Copy every record exactly, and keep the pictures out.
======
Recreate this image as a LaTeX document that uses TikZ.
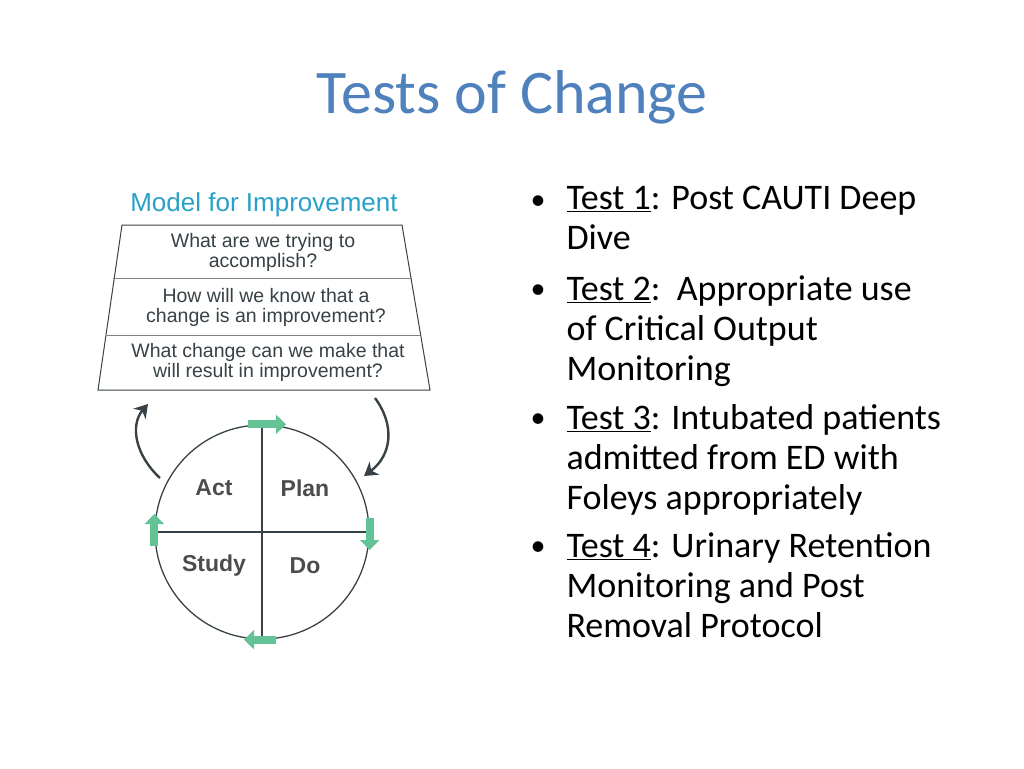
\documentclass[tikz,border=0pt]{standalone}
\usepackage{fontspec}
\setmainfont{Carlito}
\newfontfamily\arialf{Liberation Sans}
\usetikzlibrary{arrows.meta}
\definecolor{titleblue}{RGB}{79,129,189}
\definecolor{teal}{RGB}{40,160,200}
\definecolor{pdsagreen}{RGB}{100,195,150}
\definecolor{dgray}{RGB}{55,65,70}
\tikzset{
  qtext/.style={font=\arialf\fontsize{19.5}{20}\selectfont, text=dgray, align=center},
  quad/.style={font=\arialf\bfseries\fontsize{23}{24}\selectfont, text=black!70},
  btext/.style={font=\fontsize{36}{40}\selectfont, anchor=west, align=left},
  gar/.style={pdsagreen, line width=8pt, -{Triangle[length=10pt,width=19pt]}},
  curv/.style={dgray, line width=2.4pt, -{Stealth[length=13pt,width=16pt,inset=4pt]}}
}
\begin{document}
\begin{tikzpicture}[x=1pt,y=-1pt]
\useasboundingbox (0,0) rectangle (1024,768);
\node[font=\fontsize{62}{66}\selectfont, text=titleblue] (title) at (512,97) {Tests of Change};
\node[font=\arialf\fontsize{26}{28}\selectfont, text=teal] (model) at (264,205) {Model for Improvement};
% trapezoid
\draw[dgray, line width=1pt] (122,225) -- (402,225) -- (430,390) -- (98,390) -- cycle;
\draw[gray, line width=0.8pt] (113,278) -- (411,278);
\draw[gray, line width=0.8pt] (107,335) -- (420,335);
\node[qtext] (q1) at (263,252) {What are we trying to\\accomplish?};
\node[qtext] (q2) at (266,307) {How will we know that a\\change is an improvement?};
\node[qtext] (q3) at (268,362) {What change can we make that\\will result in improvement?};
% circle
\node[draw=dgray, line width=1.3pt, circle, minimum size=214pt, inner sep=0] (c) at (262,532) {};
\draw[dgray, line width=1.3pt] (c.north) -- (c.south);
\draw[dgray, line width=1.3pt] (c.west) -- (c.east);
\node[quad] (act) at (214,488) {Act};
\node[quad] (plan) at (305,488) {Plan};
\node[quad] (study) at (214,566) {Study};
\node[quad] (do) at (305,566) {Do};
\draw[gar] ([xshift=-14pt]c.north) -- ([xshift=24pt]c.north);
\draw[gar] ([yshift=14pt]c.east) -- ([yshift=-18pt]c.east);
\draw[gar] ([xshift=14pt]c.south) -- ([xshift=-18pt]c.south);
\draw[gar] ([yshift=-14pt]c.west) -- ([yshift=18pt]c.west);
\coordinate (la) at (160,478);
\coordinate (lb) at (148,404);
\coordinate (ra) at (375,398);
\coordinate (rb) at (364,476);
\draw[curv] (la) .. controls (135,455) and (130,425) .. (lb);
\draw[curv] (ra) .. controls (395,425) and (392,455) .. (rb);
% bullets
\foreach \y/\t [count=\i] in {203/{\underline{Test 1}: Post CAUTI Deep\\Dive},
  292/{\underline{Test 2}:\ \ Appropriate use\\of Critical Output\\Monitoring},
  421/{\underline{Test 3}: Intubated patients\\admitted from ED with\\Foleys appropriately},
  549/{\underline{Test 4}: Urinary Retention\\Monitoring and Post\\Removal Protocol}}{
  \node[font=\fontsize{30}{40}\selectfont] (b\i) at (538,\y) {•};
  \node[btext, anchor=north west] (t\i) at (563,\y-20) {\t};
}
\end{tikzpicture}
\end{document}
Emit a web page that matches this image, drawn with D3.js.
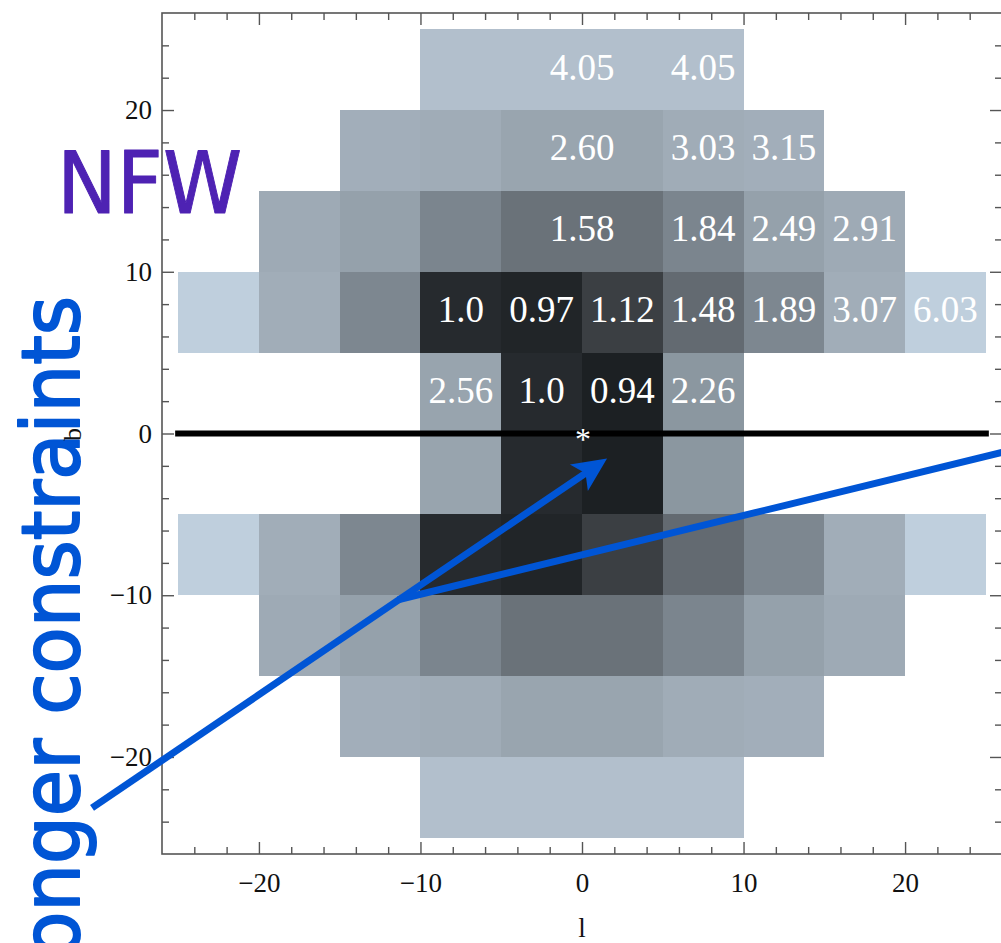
======
[Written solution]:
Recreate this image as a LaTeX document that uses TikZ.
\documentclass[tikz,border=0pt]{standalone}
\usepackage{fontspec}
\setmainfont{Carlito}
\newfontfamily\arialf{Liberation Sans}
\usetikzlibrary{arrows.meta}
\definecolor{titleblue}{RGB}{79,129,189}
\definecolor{teal}{RGB}{40,160,200}
\definecolor{pdsagreen}{RGB}{100,195,150}
\definecolor{dgray}{RGB}{55,65,70}
\tikzset{
  qtext/.style={font=\arialf\fontsize{19.5}{20}\selectfont, text=dgray, align=center},
  quad/.style={font=\arialf\bfseries\fontsize{23}{24}\selectfont, text=black!70},
  btext/.style={font=\fontsize{36}{40}\selectfont, anchor=west, align=left},
  gar/.style={pdsagreen, line width=8pt, -{Triangle[length=10pt,width=19pt]}},
  curv/.style={dgray, line width=2.4pt, -{Stealth[length=13pt,width=16pt,inset=4pt]}}
}
\begin{document}
\begin{tikzpicture}[x=1pt,y=-1pt]
\useasboundingbox (0,0) rectangle (1024,768);
\node[font=\fontsize{62}{66}\selectfont, text=titleblue] (title) at (512,97) {Tests of Change};
\node[font=\arialf\fontsize{26}{28}\selectfont, text=teal] (model) at (264,205) {Model for Improvement};
% trapezoid
\draw[dgray, line width=1pt] (122,225) -- (402,225) -- (430,390) -- (98,390) -- cycle;
\draw[gray, line width=0.8pt] (113,278) -- (411,278);
\draw[gray, line width=0.8pt] (107,335) -- (420,335);
\node[qtext] (q1) at (263,252) {What are we trying to\\accomplish?};
\node[qtext] (q2) at (266,307) {How will we know that a\\change is an improvement?};
\node[qtext] (q3) at (268,362) {What change can we make that\\will result in improvement?};
% circle
\node[draw=dgray, line width=1.3pt, circle, minimum size=214pt, inner sep=0] (c) at (262,532) {};
\draw[dgray, line width=1.3pt] (c.north) -- (c.south);
\draw[dgray, line width=1.3pt] (c.west) -- (c.east);
\node[quad] (act) at (214,488) {Act};
\node[quad] (plan) at (305,488) {Plan};
\node[quad] (study) at (214,566) {Study};
\node[quad] (do) at (305,566) {Do};
\draw[gar] ([xshift=-14pt]c.north) -- ([xshift=24pt]c.north);
\draw[gar] ([yshift=14pt]c.east) -- ([yshift=-18pt]c.east);
\draw[gar] ([xshift=14pt]c.south) -- ([xshift=-18pt]c.south);
\draw[gar] ([yshift=-14pt]c.west) -- ([yshift=18pt]c.west);
\coordinate (la) at (160,478);
\coordinate (lb) at (148,404);
\coordinate (ra) at (375,398);
\coordinate (rb) at (364,476);
\draw[curv] (la) .. controls (135,455) and (130,425) .. (lb);
\draw[curv] (ra) .. controls (395,425) and (392,455) .. (rb);
% bullets
\foreach \y/\t [count=\i] in {203/{\underline{Test 1}: Post CAUTI Deep\\Dive},
  292/{\underline{Test 2}:\ \ Appropriate use\\of Critical Output\\Monitoring},
  421/{\underline{Test 3}: Intubated patients\\admitted from ED with\\Foleys appropriately},
  549/{\underline{Test 4}: Urinary Retention\\Monitoring and Post\\Removal Protocol}}{
  \node[font=\fontsize{30}{40}\selectfont] (b\i) at (538,\y) {•};
  \node[btext, anchor=north west] (t\i) at (563,\y-20) {\t};
}
\end{tikzpicture}
\end{document}
Emit a web page that matches this image, drawn with D3.js.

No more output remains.